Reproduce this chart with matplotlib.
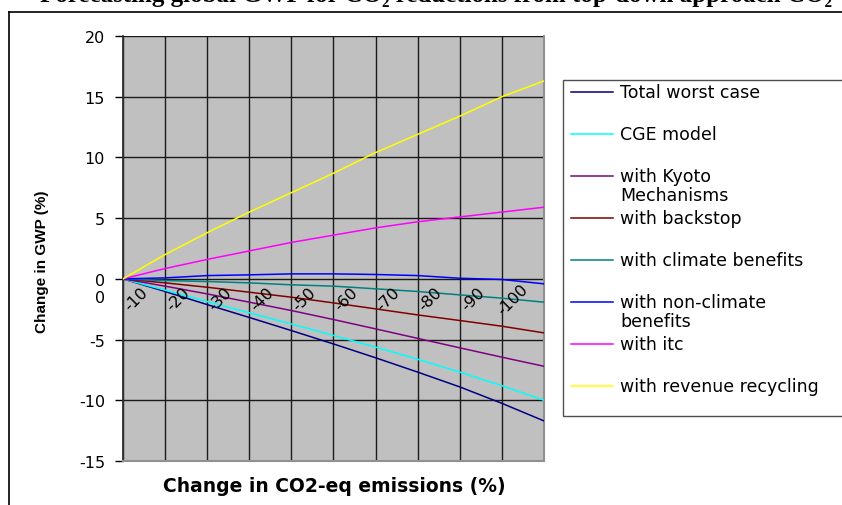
import matplotlib
matplotlib.use("Agg")
import matplotlib.pyplot as plt
from matplotlib.lines import Line2D
from matplotlib.patches import Rectangle
from matplotlib.transforms import offset_copy

plt.rcParams["axes.unicode_minus"] = False

# Change in CO2-eq emissions (%)
emission_change = [0, -10, -20, -30, -40, -50, -60, -70, -80, -90, -100]
tick_labels = ["0", "-10", "-20", "-30", "-40", "-50", "-60", "-70", "-80", "-90", "-100"]

# Change in GWP (%) for each scenario
total_worst_case = [0, -1.04, -2.12, -3.18, -4.26, -5.36, -6.50, -7.68, -8.90, -10.25, -11.70]
cge_model = [0, -0.93, -1.87, -2.80, -3.72, -4.66, -5.62, -6.62, -7.68, -8.80, -10.00]
kyoto = [0, -0.60, -1.24, -1.92, -2.61, -3.35, -4.12, -4.90, -5.68, -6.45, -7.20]
backstop = [0, -0.33, -0.69, -1.10, -1.51, -1.98, -2.47, -2.97, -3.43, -3.90, -4.45]
climate_benefits = [0, -0.14, -0.22, -0.33, -0.49, -0.60, -0.82, -1.04, -1.32, -1.59, -1.92]
non_climate_benefits = [0, 0.08, 0.27, 0.33, 0.41, 0.41, 0.36, 0.27, 0.05, -0.05, -0.41]
itc = [0, 0.85, 1.60, 2.30, 3.00, 3.60, 4.20, 4.70, 5.10, 5.50, 5.90]
revenue_recycling = [0, 2.0, 3.8, 5.5, 7.1, 8.7, 10.4, 11.9, 13.4, 15.0, 16.3]

series = [
    ("Total worst case", total_worst_case, "#000080"),
    ("CGE model", cge_model, "#00FFFF"),
    ("with Kyoto\nMechanisms", kyoto, "#800080"),
    ("with backstop", backstop, "#800000"),
    ("with climate benefits", climate_benefits, "#008080"),
    ("with non-climate\nbenefits", non_climate_benefits, "#0000FF"),
    ("with itc", itc, "#FF00FF"),
    ("with revenue recycling", revenue_recycling, "#FFFF00"),
]

W, H = 842, 506
fig = plt.figure(figsize=(W / 100, H / 100), dpi=100)
fig.patch.set_facecolor("white")

def fx(px):
    return px / W

def fy(py):
    return 1 - py / H

# Outer chart frame
fig.add_artist(Line2D([fx(9), fx(9)], [fy(13), fy(520)], color="black", lw=1.2))
fig.add_artist(Line2D([fx(9), fx(860)], [fy(13), fy(13)], color="black", lw=1.2))

# Title (runs off the top of the canvas)
fig.text(fx(40), fy(2), "Forecasting global GWP for CO\u2082 reductions from top-down approach CO\u2082",
         family=["Liberation Serif", "DejaVu Serif"], fontweight="bold", fontsize=18,
         ha="left", va="baseline")

ax = fig.add_axes([fx(123), fy(462), fx(544) - fx(123), fy(37) - fy(462)])
ax.set_facecolor("#C0C0C0")

for label, values, color in series:
    ax.plot(emission_change, values, color=color, lw=1.1, zorder=3)

ax.set_xlim(0, -100)
ax.set_ylim(-15, 20)
ax.set_yticks(range(-15, 21, 5))
ax.set_xticks(emission_change)
ax.grid(True, color="#1a1a1a", lw=1.0, zorder=1)
ax.set_axisbelow(True)
ax.tick_params(axis="y", direction="out", length=6, width=1, color="black",
               labelsize=11.5, pad=7)
ax.tick_params(axis="x", length=0, labelbottom=False)

ax.spines["left"].set_color("#303030")
ax.spines["left"].set_linewidth(1.3)
ax.spines["top"].set_visible(False)
ax.spines["right"].set_color("#909090")
ax.spines["right"].set_linewidth(1.5)
ax.spines["bottom"].set_color("#909090")
ax.spines["bottom"].set_linewidth(1.5)

# Category labels sit just below the zero line
for i, (xv, txt) in enumerate(zip(emission_change, tick_labels)):
    if i == 0:
        tr = offset_copy(ax.transData, fig=fig, x=-23, y=-19, units="dots")
        ax.text(xv, 0, txt, transform=tr, ha="center", va="center", fontsize=11.5,
                rotation=0, clip_on=False)
    else:
        dx = -29 - 2 * (len(txt) - 3)
        tr = offset_copy(ax.transData, fig=fig, x=dx, y=-20, units="dots")
        ax.text(xv, 0, txt, transform=tr, ha="center", va="center", fontsize=11.5,
                rotation=45, zorder=4)

fig.text(fx(334), fy(487), "Change in CO2-eq emissions (%)", ha="center", va="center",
         fontsize=13.5, fontweight="bold")
fig.text(fx(42), fy(262), "Change in GWP (%)", ha="center", va="center", rotation=90,
         fontsize=11, fontweight="bold", family=["Liberation Sans", "DejaVu Sans"])

# Legend box
fig.add_artist(Rectangle((fx(563), fy(417)), fx(900) - fx(563), fy(81) - fy(417),
                         transform=fig.transFigure, facecolor="white",
                         edgecolor="#505050", lw=1.0))
for k, (label, values, color) in enumerate(series):
    yc = 93 + 42 * k
    fig.add_artist(Line2D([fx(571), fx(613)], [fy(yc), fy(yc)], color=color, lw=1.1))
    fig.text(fx(620), fy(yc - 9), label, ha="left", va="top", fontsize=12.5,
             linespacing=1.05)

fig.savefig("out.png", dpi=100, facecolor="white")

***

DIRECTION:
Transcribe the full listing above exactly, with the images removed.

SOLUTION BELOW:
Reproduce this chart with matplotlib.
import matplotlib
matplotlib.use("Agg")
import matplotlib.pyplot as plt
from matplotlib.lines import Line2D
from matplotlib.patches import Rectangle
from matplotlib.transforms import offset_copy

plt.rcParams["axes.unicode_minus"] = False

# Change in CO2-eq emissions (%)
emission_change = [0, -10, -20, -30, -40, -50, -60, -70, -80, -90, -100]
tick_labels = ["0", "-10", "-20", "-30", "-40", "-50", "-60", "-70", "-80", "-90", "-100"]

# Change in GWP (%) for each scenario
total_worst_case = [0, -1.04, -2.12, -3.18, -4.26, -5.36, -6.50, -7.68, -8.90, -10.25, -11.70]
cge_model = [0, -0.93, -1.87, -2.80, -3.72, -4.66, -5.62, -6.62, -7.68, -8.80, -10.00]
kyoto = [0, -0.60, -1.24, -1.92, -2.61, -3.35, -4.12, -4.90, -5.68, -6.45, -7.20]
backstop = [0, -0.33, -0.69, -1.10, -1.51, -1.98, -2.47, -2.97, -3.43, -3.90, -4.45]
climate_benefits = [0, -0.14, -0.22, -0.33, -0.49, -0.60, -0.82, -1.04, -1.32, -1.59, -1.92]
non_climate_benefits = [0, 0.08, 0.27, 0.33, 0.41, 0.41, 0.36, 0.27, 0.05, -0.05, -0.41]
itc = [0, 0.85, 1.60, 2.30, 3.00, 3.60, 4.20, 4.70, 5.10, 5.50, 5.90]
revenue_recycling = [0, 2.0, 3.8, 5.5, 7.1, 8.7, 10.4, 11.9, 13.4, 15.0, 16.3]

series = [
    ("Total worst case", total_worst_case, "#000080"),
    ("CGE model", cge_model, "#00FFFF"),
    ("with Kyoto\nMechanisms", kyoto, "#800080"),
    ("with backstop", backstop, "#800000"),
    ("with climate benefits", climate_benefits, "#008080"),
    ("with non-climate\nbenefits", non_climate_benefits, "#0000FF"),
    ("with itc", itc, "#FF00FF"),
    ("with revenue recycling", revenue_recycling, "#FFFF00"),
]

W, H = 842, 506
fig = plt.figure(figsize=(W / 100, H / 100), dpi=100)
fig.patch.set_facecolor("white")

def fx(px):
    return px / W

def fy(py):
    return 1 - py / H

# Outer chart frame
fig.add_artist(Line2D([fx(9), fx(9)], [fy(13), fy(520)], color="black", lw=1.2))
fig.add_artist(Line2D([fx(9), fx(860)], [fy(13), fy(13)], color="black", lw=1.2))

# Title (runs off the top of the canvas)
fig.text(fx(40), fy(2), "Forecasting global GWP for CO\u2082 reductions from top-down approach CO\u2082",
         family=["Liberation Serif", "DejaVu Serif"], fontweight="bold", fontsize=18,
         ha="left", va="baseline")

ax = fig.add_axes([fx(123), fy(462), fx(544) - fx(123), fy(37) - fy(462)])
ax.set_facecolor("#C0C0C0")

for label, values, color in series:
    ax.plot(emission_change, values, color=color, lw=1.1, zorder=3)

ax.set_xlim(0, -100)
ax.set_ylim(-15, 20)
ax.set_yticks(range(-15, 21, 5))
ax.set_xticks(emission_change)
ax.grid(True, color="#1a1a1a", lw=1.0, zorder=1)
ax.set_axisbelow(True)
ax.tick_params(axis="y", direction="out", length=6, width=1, color="black",
               labelsize=11.5, pad=7)
ax.tick_params(axis="x", length=0, labelbottom=False)

ax.spines["left"].set_color("#303030")
ax.spines["left"].set_linewidth(1.3)
ax.spines["top"].set_visible(False)
ax.spines["right"].set_color("#909090")
ax.spines["right"].set_linewidth(1.5)
ax.spines["bottom"].set_color("#909090")
ax.spines["bottom"].set_linewidth(1.5)

# Category labels sit just below the zero line
for i, (xv, txt) in enumerate(zip(emission_change, tick_labels)):
    if i == 0:
        tr = offset_copy(ax.transData, fig=fig, x=-23, y=-19, units="dots")
        ax.text(xv, 0, txt, transform=tr, ha="center", va="center", fontsize=11.5,
                rotation=0, clip_on=False)
    else:
        dx = -29 - 2 * (len(txt) - 3)
        tr = offset_copy(ax.transData, fig=fig, x=dx, y=-20, units="dots")
        ax.text(xv, 0, txt, transform=tr, ha="center", va="center", fontsize=11.5,
                rotation=45, zorder=4)

fig.text(fx(334), fy(487), "Change in CO2-eq emissions (%)", ha="center", va="center",
         fontsize=13.5, fontweight="bold")
fig.text(fx(42), fy(262), "Change in GWP (%)", ha="center", va="center", rotation=90,
         fontsize=11, fontweight="bold", family=["Liberation Sans", "DejaVu Sans"])

# Legend box
fig.add_artist(Rectangle((fx(563), fy(417)), fx(900) - fx(563), fy(81) - fy(417),
                         transform=fig.transFigure, facecolor="white",
                         edgecolor="#505050", lw=1.0))
for k, (label, values, color) in enumerate(series):
    yc = 93 + 42 * k
    fig.add_artist(Line2D([fx(571), fx(613)], [fy(yc), fy(yc)], color=color, lw=1.1))
    fig.text(fx(620), fy(yc - 9), label, ha="left", va="top", fontsize=12.5,
             linespacing=1.05)

fig.savefig("out.png", dpi=100, facecolor="white")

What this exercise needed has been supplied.